In economics, critical mass refers to the minimum size a company needs to be in order to effectively compete in a particular market. The size required for critical mass can vary greatly depending on the industry and the company’s approach to the market. For instance, industries like the automotive industry often require a company to be quite large in order to be competitive, while smaller companies may be able to succeed in industries such as restaurants.
Critical mass can also apply to individual products. For example, a new and innovative product may need to attract a certain number of initial customers in order to generate buzz and become successful. In this case, the product’s critical mass would be the number of customers it needs to reach in order to achieve widespread adoption. Overall, achieving critical mass is an important consideration for businesses as they strive to succeed in a competitive market.
Here are a few examples of critical mass in different industries and contexts:
- Manufacturing: A manufacturing company may need to achieve a certain level of production volume in order to reach economies of scale and become competitive in the market.

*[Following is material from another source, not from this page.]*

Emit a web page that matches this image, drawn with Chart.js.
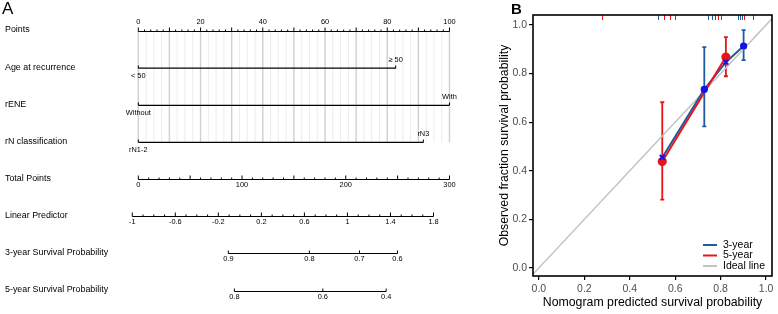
<!DOCTYPE html>
<html>
<head>
<meta charset="utf-8">
<script src="https://cdn.jsdelivr.net/npm/chart.js@4/dist/chart.umd.min.js"></script>
<style>
    html, body { margin: 0; padding: 0; background: #fff; }
    #wrap { position: relative; width: 778px; height: 314px; overflow: hidden; }
    #nomogram { position: absolute; left: 0; top: 0; }
    #calibration { position: absolute; left: 490px; top: 0; }
    .tag { position: absolute; font-family: "Liberation Sans", Arial, sans-serif; color: #000; line-height: 1; }
</style>
</head>
<body>
<div id="wrap">
    <canvas id="nomogram" width="500" height="314"></canvas>
    <canvas id="calibration" width="288" height="314"></canvas>
    <div class="tag" style="left:2px;top:0px;font-size:17px;">A</div>
    <div class="tag" style="left:511px;top:1px;font-size:15px;font-weight:bold;">B</div>
</div>
<script>
(function() {
    'use strict';

    const FONT = '"Liberation Sans", Arial, sans-serif';

    // ---- Panel A data (nomogram) ----
    const rowLabels = [
        'Points', 'Age at recurrence', 'rENE', 'rN classification',
        'Total Points', 'Linear Predictor',
        '3-year Survival Probability', '5-year Survival Probability'
    ];
    const pointLabels = [0, 20, 40, 60, 80, 100];
    const ageLevels = ['< 50', '\u2265 50'];
    const agePoints = [0, 82.7];
    const reneLevels = ['Without', 'With'];
    const renePoints = [0, 100];
    const rnLevels = ['rN1-2', 'rN3'];
    const rnPoints = [0, 91.6];
    const totalPointsMax = 300;
    const totalPointLabels = [0, 100, 200, 300];
    const lpLabels = [-1, -0.6, -0.2, 0.2, 0.6, 1, 1.4, 1.8];
    const lpIntercept = -0.944;
    const lpPerTotalPoint = 0.009642;
    const surv3Labels = ['0.9', '0.8', '0.7', '0.6'];
    const surv3AtLP = [-0.107, 0.646, 1.112, 1.465];
    const surv5Labels = ['0.8', '0.6', '0.4'];
    const surv5AtLP = [-0.051, 0.771, 1.360];

    // ---- Panel B data (calibration) ----
    const threeYearX = [0.543, 0.728, 0.823, 0.901];
    const threeYearY = [0.455, 0.735, 0.847, 0.913];
    const threeYearLow = [null, 0.583, null, 0.855];
    const threeYearHigh = [null, 0.909, null, 0.979];
    const fiveYearX = [0.543, 0.823];
    const fiveYearY = [0.438, 0.868];
    const fiveYearLow = [0.281, 0.789];
    const fiveYearHigh = [0.682, 0.950];
    const rugThreeYear = [0.526, 0.746, 0.763, 0.879, 0.888, 0.897, 0.944];
    const rugFiveYear = [0.280, 0.552, 0.578, 0.603, 0.776, 0.790, 0.804, 0.905];
    const axisTicks = [0, 0.2, 0.4, 0.6, 0.8, 1.0];

    const BLUE_LINE = '#1f5c9e';
    const BLUE_MARK = '#1414e6';
    const RED = '#e8141c';
    const GREY = '#c2c2c2';

    // converters from each nomogram scale to the Points scale
    const fromTotal = tp => tp * 100 / totalPointsMax;
    const fromLP = lp => fromTotal((lp - lpIntercept) / lpPerTotalPoint);

    function crisp(v) {
        return Math.round(v - 0.5) + 0.5;
    }

    /**
     * Horizontal axis with upward ticks and labels above or below
     */
    function drawAxis(ctx, y, ticks, labels, side) {
        const yy = crisp(y);
        const xs = ticks.map(t => t.px);
        ctx.beginPath();
        ctx.moveTo(Math.min(...xs), yy);
        ctx.lineTo(Math.max(...xs), yy);
        ticks.forEach(t => {
            ctx.moveTo(t.px, yy);
            ctx.lineTo(t.px, yy - t.len);
        });
        ctx.stroke();
        ctx.textAlign = 'center';
        ctx.textBaseline = side === 'above' ? 'bottom' : 'top';
        labels.forEach(l => {
            ctx.fillText(l.text, l.px, side === 'above' ? yy - 6 : yy + 2);
        });
    }

    const nomogramAxes = {
        id: 'nomogramAxes',
        beforeDatasetsDraw(chart) {
            const { ctx, scales: { x, y } } = chart;
            const top = crisp(y.getPixelForValue(0));
            const bottom = crisp(y.getPixelForValue(3));
            ctx.save();
            for (let i = 0; i <= 40; i++) {
                const p = i * 2.5;
                ctx.strokeStyle = i % 4 === 0 ? '#d0d0d0' : '#ececec';
                ctx.lineWidth = i % 4 === 0 ? 1.4 : 1;
                ctx.beginPath();
                ctx.moveTo(x.getPixelForValue(p), top);
                ctx.lineTo(x.getPixelForValue(p), bottom);
                ctx.stroke();
            }
            ctx.restore();
        },
        afterDatasetsDraw(chart) {
            const { ctx, scales: { x, y } } = chart;
            ctx.save();
            ctx.strokeStyle = '#000';
            ctx.fillStyle = '#000';
            ctx.lineWidth = 1;

            // row titles
            ctx.font = '8.9px ' + FONT;
            ctx.textAlign = 'left';
            ctx.textBaseline = 'middle';
            rowLabels.forEach((label, i) => {
                ctx.fillText(label, 5, y.getPixelForValue(i) - 1);
            });

            ctx.font = '7.4px ' + FONT;

            // Points
            const pTicks = [];
            for (let p = 0; p <= 100; p += 2) {
                pTicks.push({ px: x.getPixelForValue(p), len: p % 10 === 0 ? 4 : 2 });
            }
            drawAxis(ctx, y.getPixelForValue(0), pTicks,
                pointLabels.map(p => ({ px: x.getPixelForValue(p), text: String(p) })), 'above');

            // categorical predictors
            [[agePoints, ageLevels], [renePoints, reneLevels], [rnPoints, rnLevels]].forEach((row, i) => {
                const yy = crisp(y.getPixelForValue(i + 1));
                const [pts, levels] = row;
                ctx.beginPath();
                pts.forEach(p => {
                    ctx.moveTo(x.getPixelForValue(p), yy);
                    ctx.lineTo(x.getPixelForValue(p), yy - 3);
                });
                ctx.stroke();
                ctx.textAlign = 'center';
                ctx.textBaseline = 'bottom';
                ctx.fillText(levels[1], x.getPixelForValue(pts[1]), yy - 5);
                ctx.textBaseline = 'top';
                ctx.fillText(levels[0], x.getPixelForValue(pts[0]), yy + 4);
            });

            // Total Points
            const tTicks = [];
            for (let t = 0; t <= totalPointsMax; t += 10) {
                tTicks.push({ px: x.getPixelForValue(fromTotal(t)), len: t % 50 === 0 ? 4 : 2 });
            }
            drawAxis(ctx, y.getPixelForValue(4), tTicks,
                totalPointLabels.map(t => ({ px: x.getPixelForValue(fromTotal(t)), text: String(t) })), 'below');

            // Linear Predictor
            const lTicks = [];
            for (let i = -10; i <= 18; i++) {
                lTicks.push({ px: x.getPixelForValue(fromLP(i / 10)), len: (i + 10) % 4 === 0 ? 4 : 2 });
            }
            drawAxis(ctx, y.getPixelForValue(5), lTicks,
                lpLabels.map(v => ({ px: x.getPixelForValue(fromLP(v)), text: String(v) })), 'below');

            // survival probabilities
            [[surv3AtLP, surv3Labels], [surv5AtLP, surv5Labels]].forEach((row, i) => {
                const [lps, labels] = row;
                const ticks = lps.map(v => ({ px: x.getPixelForValue(fromLP(v)), len: 3 }));
                drawAxis(ctx, y.getPixelForValue(6 + i), ticks,
                    labels.map((t, j) => ({ px: ticks[j].px, text: t })), 'below');
            });
            ctx.restore();
        }
    };

    const segment = (pts, row) => pts.map(p => ({ x: p, y: row }));

    new Chart(document.getElementById('nomogram'), {
        type: 'scatter',
        data: {
            datasets: [
                { data: segment(agePoints, 1) },
                { data: segment(renePoints, 2) },
                { data: segment(rnPoints, 3) }
            ].map(ds => Object.assign(ds, {
                showLine: true,
                borderColor: '#000',
                borderWidth: 1.2,
                pointRadius: 0
            }))
        },
        options: {
            responsive: false,
            animation: false,
            events: [],
            devicePixelRatio: 1,
            layout: { padding: { left: 138.3, right: 50.5, top: 31, bottom: 23 } },
            plugins: { legend: { display: false }, tooltip: { enabled: false } },
            scales: {
                x: { type: 'linear', min: 0, max: 100, display: false },
                y: { type: 'linear', min: 0, max: 7, reverse: true, display: false }
            }
        },
        plugins: [nomogramAxes]
    });

    // ---- Panel B ----
    const calibrationExtras = {
        id: 'calibrationExtras',
        beforeDatasetsDraw(chart) {
            const { ctx, scales: { x, y } } = chart;
            ctx.save();
            ctx.lineWidth = 1.8;
            const bars = (xs, lo, hi, color) => {
                ctx.strokeStyle = color;
                xs.forEach((v, i) => {
                    if (lo[i] == null) return;
                    const px = x.getPixelForValue(v);
                    const y0 = y.getPixelForValue(lo[i]);
                    const y1 = y.getPixelForValue(hi[i]);
                    ctx.beginPath();
                    ctx.moveTo(px, y0);
                    ctx.lineTo(px, y1);
                    ctx.moveTo(px - 2, y0);
                    ctx.lineTo(px + 2, y0);
                    ctx.moveTo(px - 2, y1);
                    ctx.lineTo(px + 2, y1);
                    ctx.stroke();
                });
            };
            bars(threeYearX, threeYearLow, threeYearHigh, BLUE_LINE);
            bars(fiveYearX, fiveYearLow, fiveYearHigh, RED);
            ctx.restore();
        },
        afterDraw(chart) {
            const { ctx, chartArea: a, scales: { x } } = chart;
            ctx.save();
            // rug along the top
            ctx.lineWidth = 1;
            [[rugThreeYear, BLUE_LINE], [rugFiveYear, RED]].forEach(([vals, color]) => {
                ctx.strokeStyle = color;
                vals.forEach(v => {
                    const px = crisp(x.getPixelForValue(v));
                    ctx.beginPath();
                    ctx.moveTo(px, a.top);
                    ctx.lineTo(px, a.top + 5);
                    ctx.stroke();
                });
            });
            // frame
            ctx.strokeStyle = '#000';
            ctx.lineWidth = 1.6;
            ctx.strokeRect(a.left, a.top, a.right - a.left, a.bottom - a.top);
            // legend
            const entries = [['3-year', BLUE_LINE], ['5-year', RED], ['Ideal line', GREY]];
            ctx.font = '10.5px ' + FONT;
            ctx.textAlign = 'left';
            ctx.textBaseline = 'middle';
            entries.forEach(([label, color], i) => {
                const yy = a.bottom - 31 + i * 10.5;
                ctx.strokeStyle = color;
                ctx.lineWidth = 2;
                ctx.beginPath();
                ctx.moveTo(a.right - 69, yy);
                ctx.lineTo(a.right - 55, yy);
                ctx.stroke();
                ctx.fillStyle = '#000';
                ctx.fillText(label, a.right - 49, yy);
            });
            ctx.restore();
        }
    };

    const toPoints = (xs, ys) => xs.map((v, i) => ({ x: v, y: ys[i] }));

    const axisOptions = (min, max, title, isY) => ({
        type: 'linear',
        min: min,
        max: max,
        afterBuildTicks: scale => { scale.ticks = axisTicks.map(v => ({ value: v })); },
        afterFit: scale => {
            if (isY) scale.width = 43; else scale.height = 38;
        },
        ticks: {
            callback: v => v.toFixed(1),
            font: { family: FONT, size: 10.5 },
            color: '#4d4d4d',
            padding: isY ? 2 : 3
        },
        grid: { drawOnChartArea: false, drawTicks: true, tickLength: 4, color: '#000', lineWidth: 1.2 },
        border: { display: false },
        title: {
            display: true,
            text: title,
            color: '#000',
            font: { family: FONT, size: 12.3 },
            padding: isY ? { top: 7 } : { bottom: 4 }
        }
    });

    new Chart(document.getElementById('calibration'), {
        type: 'scatter',
        data: {
            datasets: [
                {
                    label: '3-year bias-corrected',
                    data: toPoints(threeYearX, threeYearY),
                    pointStyle: 'crossRot',
                    pointRadius: 3.5,
                    borderColor: BLUE_MARK,
                    borderWidth: 2,
                    order: 0
                },
                {
                    label: '3-year observed',
                    data: toPoints(threeYearX, threeYearY),
                    pointRadius: [0, 3.6, 0, 3.6],
                    backgroundColor: BLUE_MARK,
                    borderColor: BLUE_MARK,
                    borderWidth: 0,
                    order: 1
                },
                {
                    label: '5-year',
                    data: toPoints(fiveYearX, fiveYearY),
                    showLine: true,
                    borderColor: RED,
                    backgroundColor: RED,
                    borderWidth: 2,
                    pointRadius: 3.6,
                    order: 2
                },
                {
                    label: '3-year',
                    data: toPoints(threeYearX, threeYearY),
                    showLine: true,
                    borderColor: BLUE_LINE,
                    borderWidth: 2,
                    pointRadius: 0,
                    order: 3
                },
                {
                    label: 'Ideal line',
                    data: [{ x: -0.1, y: -0.1 }, { x: 1.1, y: 1.1 }],
                    showLine: true,
                    borderColor: GREY,
                    borderWidth: 1.4,
                    pointRadius: 0,
                    order: 4
                }
            ]
        },
        options: {
            responsive: false,
            animation: false,
            events: [],
            devicePixelRatio: 1,
            layout: { padding: { left: 0, right: 1, top: 15, bottom: 0 } },
            plugins: { legend: { display: false }, tooltip: { enabled: false } },
            scales: {
                x: axisOptions(-0.026, 1.026, 'Nomogram predicted survival probability', false),
                y: axisOptions(-0.033, 1.041, 'Observed fraction survival probability', true)
            }
        },
        plugins: [calibrationExtras]
    });
})();
</script>
</body>
</html>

- Service businesses: A service business, such as a consulting firm, may need to reach a certain number of clients in order to cover its overhead costs and be profitable.
- Online marketplaces: An online marketplace, such as a platform for buying and selling goods or services, may need to reach a critical mass of users in order to attract sellers and buyers and create a viable market.
- Innovative products: An innovative new product may need to attract a certain number of initial customers in order to generate buzz and become successful.
- Social networks: A social networking platform may need to reach a critical mass of users in order to become attractive to new users and maintain its user base.